Landing on BBC Two in the coming weeks, Collateral is a four-part crime drama with some serious Hollywood credentials.
Carey Mulligan heads the star-studded cast as a detective inspector, investigating murder and conspiracy in London.
Written by fellow Oscar nominee David Hare, who penned The Reader and The Hours, the thriller follows some seriously murky events surrounding a fatal shooting.
John Simm, Billie Piper, Nicola Walker and I, Daniel Blake's Hayley Squires are also on board, in a winding narrative which looks to muster a fair dollop of mystery.
Expect strong tone and action
Not to be confused with the Michael Mann film of the same name, Collateral springs into action when a pizza delivery man is gunned down in South London.
To some, it seems like a random act of violence. But Mulligan's DI Kip Glaspie is unconvinced.
The victim's last customer (Piper) just happens to be the troubled ex-wife of a prominent politician (Simm).
The only witness to the crime gives a false name and address. Walker - so good again recently in Inside No 9 - plays a vicar who is somehow tied to the event.
Collateral's director worked on Jessica Jones and The Defenders (Photo: Netflix)
Meanwhile, Squires' pizza delivery manager and some of her employees appear to be under the surveillance of shady figures.
The fact that Collateral's story takes place over four consecutive days implies a serious sense of momentum.
The fact that it is directed by SJ Clarkson, who helmed the first two episodes of Jessica Jones and cut her dramatic chops on Life On Mars, suggests we can expect strong tone and action.
No Marge Gunderson
This a rare role away from the big screen for Mulligan (though fans may remember her early turn in Doctor Who).
But the movie star, who has appeared in the likes of Drive, The Great Gatsby and last year's lauded Mudbound, found herself drawn back to British TV by the atypical nature of her heroine.
Carey Mulligan in Drive (Photo: Icon Film)
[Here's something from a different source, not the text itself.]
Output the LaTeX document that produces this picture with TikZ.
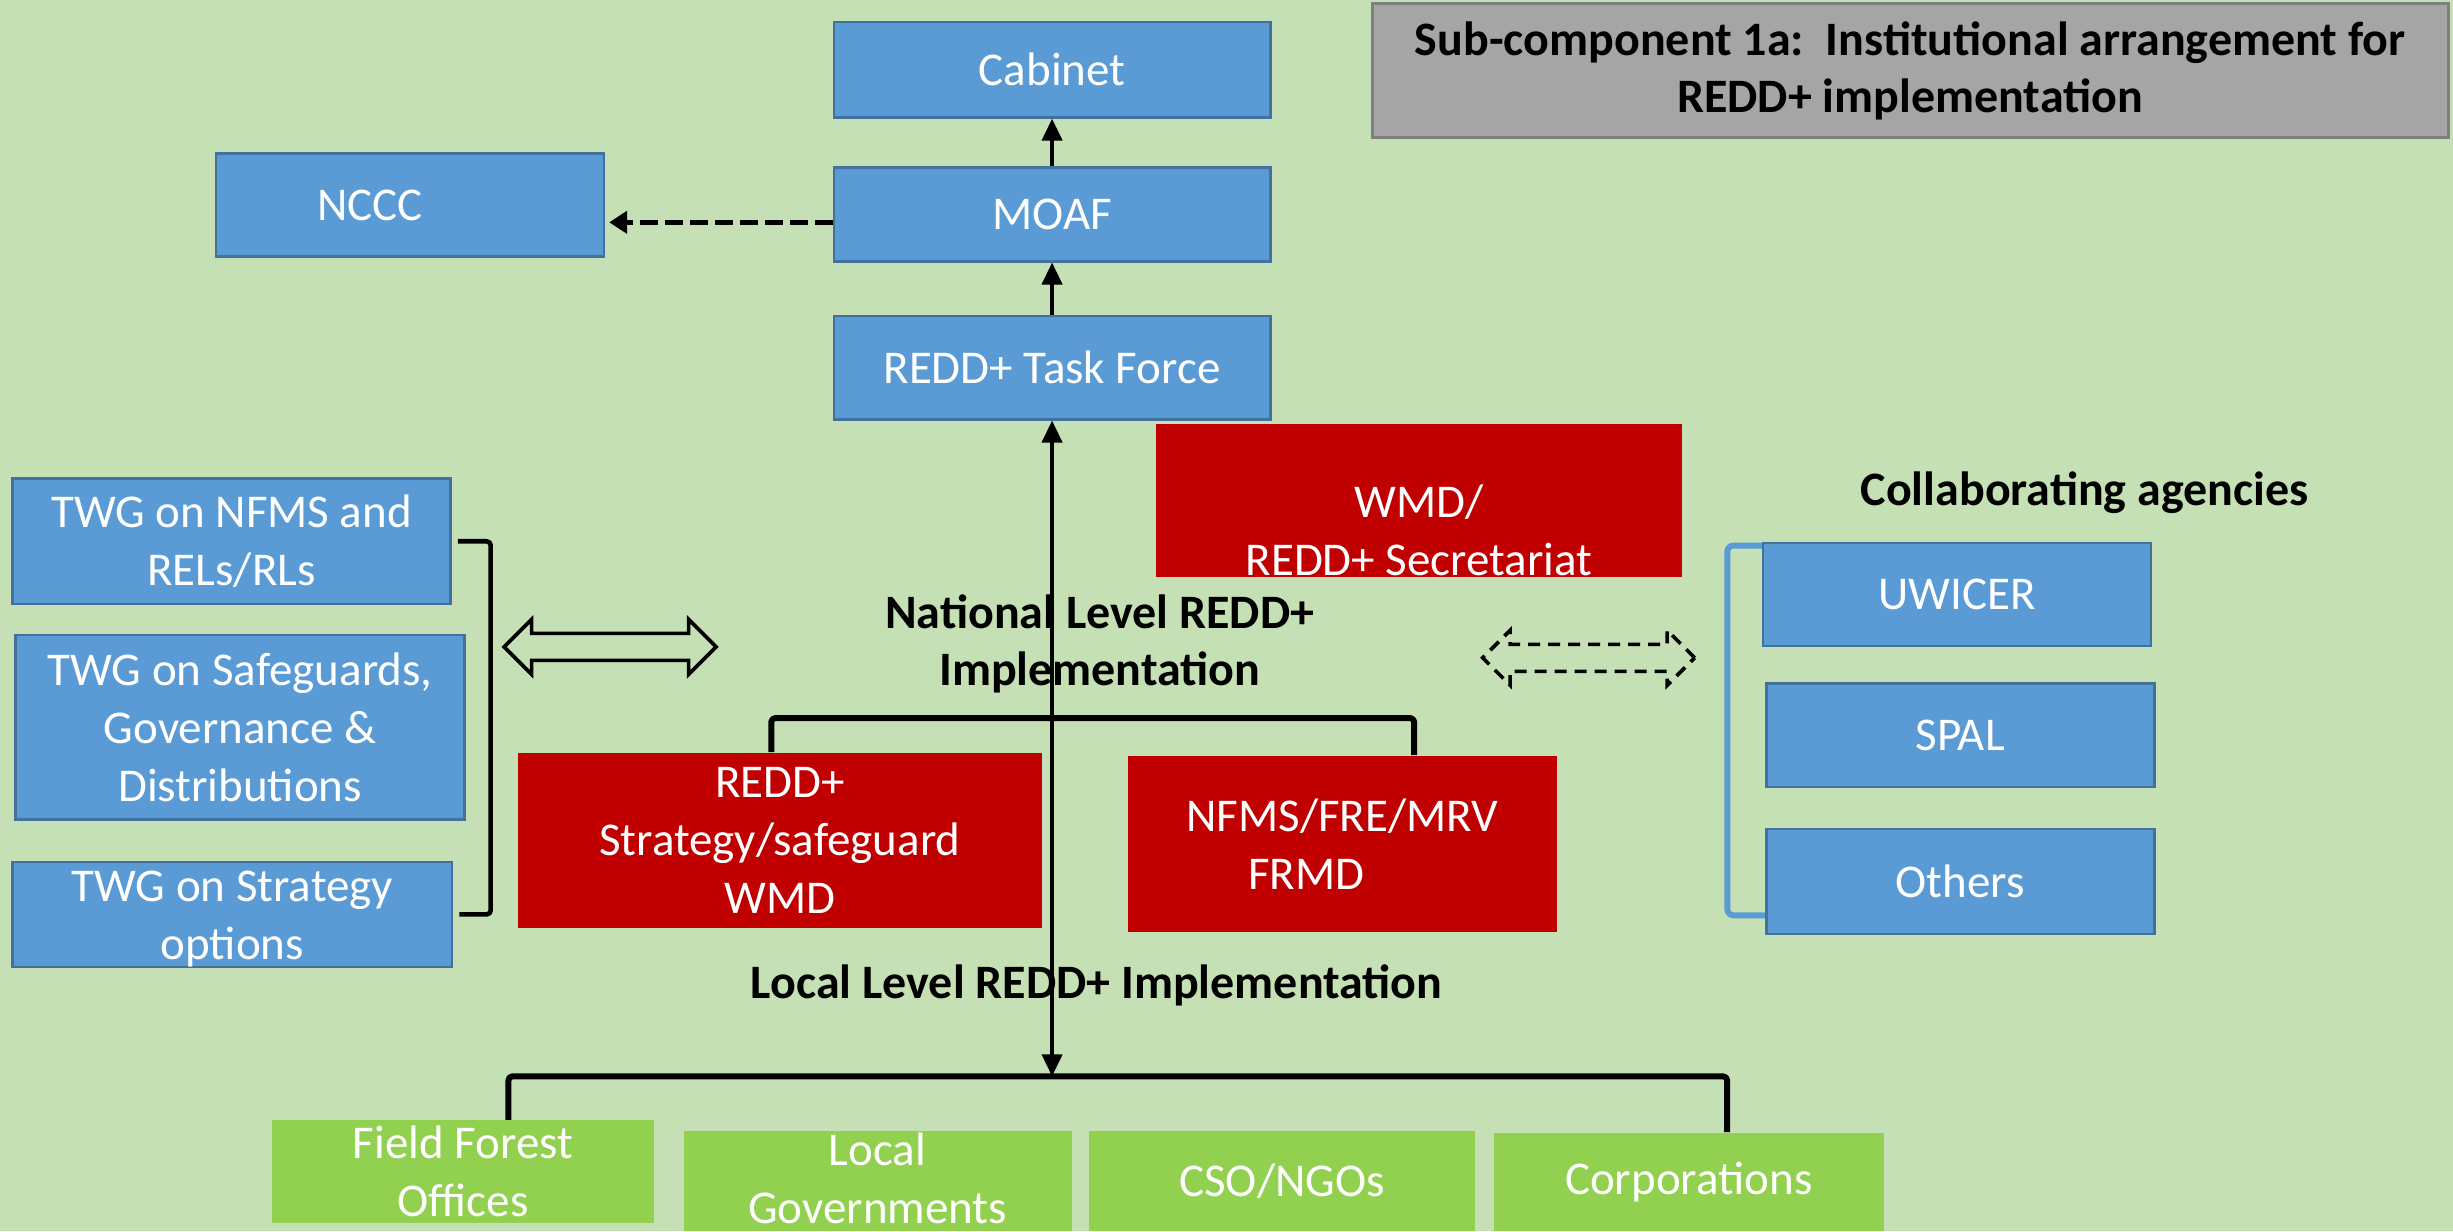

Mulligan has revealed that Glaspie doesn't cry once during the course of Collateral (joking that this is a rarity for her as an actress).
The cop protagonist is also heavily pregnant throughout the plot. Though anyone expecting Marge Gunderson style jokes about morning sickness may be disappointed.
According to the creators, this was simply because Mulligan herself was expecting when she was offered the role.
The next Line of Duty?
Though on a surface level this may seem like another police procedural, there are suggestions Collateral will delve much deeper.
It may subvert our expectations. "You think she's a council estate mouthpiece, but she’s embroiled in some pretty serious stuff", says Squires of her character.
Line of Duty is another BBC crime drama that goes deeper than just the investigation (Photo: BBC))
As its name implies, Hare's drama also aims to deal with the "spiraling repercussions" of the crime itself, with Line of Duty style probing into contemporary issues such as immigration, and the role of traditional institutions in our society.
Collateral seeks to ask "crucial questions about the state of modern Britain". That it also comes complete with a heavyweight cast, writer and director should inspire confidence it can do just that.
Collateral starts on BBC Two in February. Netflix is acting as co-producer, and will release globally outside the UK.